Ломка и передоз #2
Мы слушали его крики каждую ночь, уже на протяжении нескольких недель. Это не самое страшное в ломке, в один прекрасный момент наступит время, когда он не сможет кричать, но внутри все будет ломать, крутить и выжигать. Каждый день я открывала его, кормила, давала слабительное под видом экстази, убирала его говно. Я слышала, как за закрытыми дверьми, он бьется головой об стены — понял ведь что это было не экстази. И вот вчера, он замолк. Я позвонила врачу. Ничего страшного говорит, через часик буду.
Прошло два часа, врача все не было. Я услышала из комнаты приглушенные крики — он звал меня. Я подошла к двери, но открывать не стала — он уже набрался сил и мог выпрыгнуть на меня в любую минуту. Поэтому разговор я начала из-за двери.
— Ты звал? — на удивление он не попросил открыть дверь, может был хитрее?
— да. Скажи мне, я умру? Потому что если я умру, я хочу увидеть свою семью.
— Нет. Ты не умрешь. Я не позволю.
— Хорошо. — он замолчал, было слышно только хрип и изредка вырывавшиеся стоны.
Раздался звонок в домофон, наверное приехал врач. Поднявшись по лестнице я увидела хрупкую женщину в сопровождении двух бугаев-санитаров. Молча это процессия проследовала в комнату и жестом потребовала ключ. В комнате они провели около двух-трех часов. Затем «хрустальная» вышла и сказала:
— Мы забираем его, найдите простыни, одежду… Вы же знаете, наверное, что нужно? — она смотрела на меня с жалостью. — Это муж?
— Нет.
— Брат? — удивление начало появлятся на ее лице.

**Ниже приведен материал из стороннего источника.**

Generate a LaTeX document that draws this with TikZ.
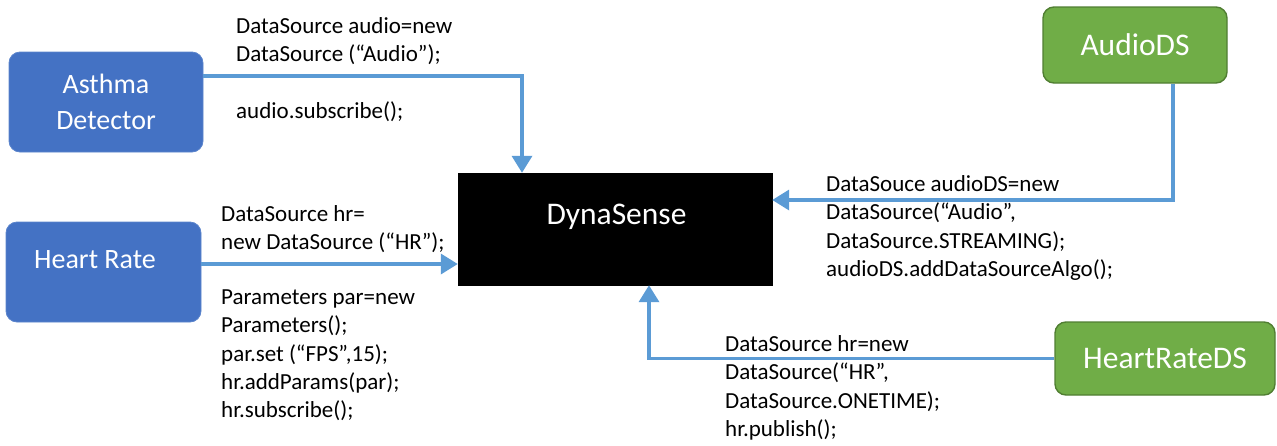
\documentclass[tikz,border=0pt]{standalone}
\usepackage{fontspec}
\setmainfont{Carlito}
\usetikzlibrary{arrows.meta}

\definecolor{boxblue}{HTML}{4472C4}
\definecolor{boxblueedge}{HTML}{5B84CC}
\definecolor{boxgreen}{HTML}{70AD47}
\definecolor{boxgreenedge}{HTML}{507E32}
\definecolor{linkblue}{HTML}{5B9BD5}

\tikzset{
  appbox/.style={rounded corners=11pt, fill=boxblue, draw=boxblueedge, line width=0.8pt,
    text=white, inner sep=0pt, align=center,
    font=\fontsize{28}{36}\selectfont},
  dsbox/.style={rounded corners=11pt, fill=boxgreen, draw=boxgreenedge, line width=1.4pt,
    text=white, inner sep=0pt, align=center,
    font=\fontsize{31.5}{36}\selectfont},
  corebox/.style={fill=black, draw=black, inner sep=0pt},
  boxlabel/.style={text=white, inner sep=0pt, font=\fontsize{28}{34}\selectfont},
  % multi-line code blocks: the base anchor sits on the last line's baseline
  codetext/.style={anchor=base west, inner sep=0pt, align=left,
    font=\fontsize{23}{28.3}\selectfont},
  link/.style={draw=linkblue, line width=3.5pt,
    -{Triangle[width=20pt,length=17pt]}}
}

\begin{document}
\begin{tikzpicture}[x=1pt,y=-1pt]
\useasboundingbox (0,0) rectangle (1277,445);

% application boxes
\node[appbox, minimum width=194pt, minimum height=100pt] (asthma) at (106,102)
  {Asthma\\Detector};
\node[appbox, minimum width=195pt, minimum height=100pt] (heart) at (103.5,272) {};
\node[boxlabel] (heartlbl) at (95,260) {Heart Rate};

% middleware core
\node[corebox, minimum width=314pt, minimum height=112pt] (dyna) at (615,229) {};
\node[boxlabel, font=\fontsize{31.5}{36}\selectfont] (dynalbl) at (616.5,217) {DynaSense};

% data source boxes
\node[dsbox, minimum width=184pt, minimum height=76pt] (audiods) at (1135,45) {AudioDS};
\node[dsbox, minimum width=220pt, minimum height=73pt] (hrds) at (1165,358.5) {HeartRateDS};

% connectors
\draw[link] ([yshift=26pt]asthma.east) -| ([xshift=-93pt]dyna.north);
\coordinate (hrout) at ([yshift=8pt]heart.east);
\draw[link] (hrout) -- (hrout -| dyna.west);
\draw[link] ([xshift=38pt]audiods.south) |- ([yshift=29pt]dyna.east);
\draw[link] (hrds.west) -| ([xshift=34pt]dyna.south);

% code snippets
\node[codetext] (codeA1) at (236,61.8)
  {DataSource audio=new\\DataSource (“Audio”);};
\node[codetext] (codeA2) at (236,118) {audio.subscribe();};

\node[codetext] (codeH1) at (221,249.8)
  {DataSource hr=\\new DataSource (“HR”);};
\node[codetext] (codeH2) at (221,417.7)
  {Parameters par=new\\Parameters();\\par.set (“FPS”,15);\\hr.addParams(par);\\hr.subscribe();};

\node[codetext] (codeAD) at (826,276.4)
  {DataSouce audioDS=new\\DataSource(“Audio”,\\DataSource.STREAMING);\\audioDS.addDataSourceAlgo();};

\node[codetext] (codeHD) at (725,436.4)
  {DataSource hr=new\\DataSource(“HR”,\\DataSource.ONETIME);\\hr.publish();};
\end{tikzpicture}
\end{document}
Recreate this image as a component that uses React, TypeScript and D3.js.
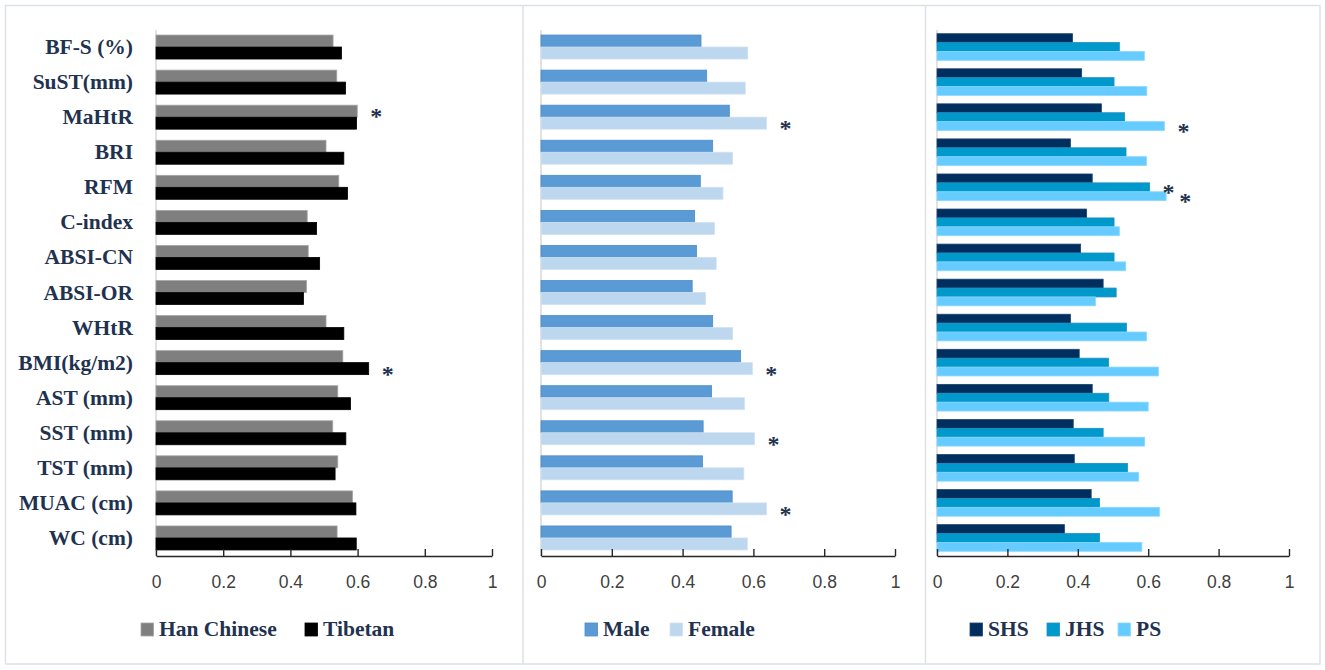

— Нет. Бывший любовник. — Глаза хрустальной округлились.
— Совсем этот молодняк ебанулся. — Послышался голос одного из бугаев.
— Он умрет? — спросила я у врача.
— Скорее всего, да. Мне очень жаль.
Я опала на стул. Как же так? Он не может просто так умереть, я же… он же… Мысли пролетали в голове быстрее чем истребители. Нужно позвонить его родителям и все рассказать.
— Вы пустите к нему родителей, попрощаться?
— Если, конечно, они захотят придти — ответила хрустальная и закрыла за собой дверь.
Через полтора часа я сидела на кухне у его родителей.
— Да поймите же Вы — он умирает. Ваш сын.
— У меня давно сына нет. — сказал отец, вставая из-за стола. В дверях он обернулся, — хоронить сама будешь. — и скрылся в туалете. Там он нервно закурил сигарету и заплакал — все-таки единственный сын.
— Мы придем, — сдавленным голосом пробормотала мать. — Вот возьми. — Она протягивала мне помятую пятитысячную купюру. — Я знаю, этого мало, но это всё, что я могу дать тебе.
— Не нужно. — Я судорожно сглотнула и направилась к двери. Мать его практически рыдала.
На следующий день мы все: я, его мать и сестра, нервный отец, стояли в приемном покое наркодиспансера. Нас тщательно проверили, облапали, забрали телефоны, косметички, таблетки — всё что могло понадобиться наркоману, для побега. Мы зашли в палату. Он лежал там как маленький новорожденный котеночек. Все эти трубочки, шлангики, шнурочки, черт знает что еще… Он умирал и это было видно. Сестра кинулась к нему, он слабо приоткрыл глаза.
— Наташа… Наташа папа здесь? Папа пришел?
— Да. Он здесь.
— Пусть он подойдет. — отец нагнулся к нему. Я не знаю, что он сказал своему папе, но тот выбежал из палаты, весь в слезах и попросил у медсестры, срывающимся голосом, корвалол или валерианку. Мы стояли там еще около двадцати минут, мать сидела у его постели и держала за руку. Вдруг, она поманила меня пальцем — он что-то хотел мне сказать. Поднеся ухо к его губам я услышала:
— Я должен был любить тебя, а не ее. Посмотри куда она привела меня....- пауза. Он набирал сил. — Спасибо. Я хочу черный лаковый гроб. — Его рука сжалась и обмякла — так он поцеловал меня в последний раз. Он умер.
На похоронах было очень мало людей, но я видела, как издалека Она наблюдает. Конечно, она любила его, просто была не из тех людей, что вызывают скорую — иначе человек не поймет урок. Раз, два, три. Три кучки земли бросают в могилу, когда гроб опущен. Я поняла почему он хотел именно лаковый гроб — когда смотришь вниз, видишь свое отражение на черной гробовой крышке.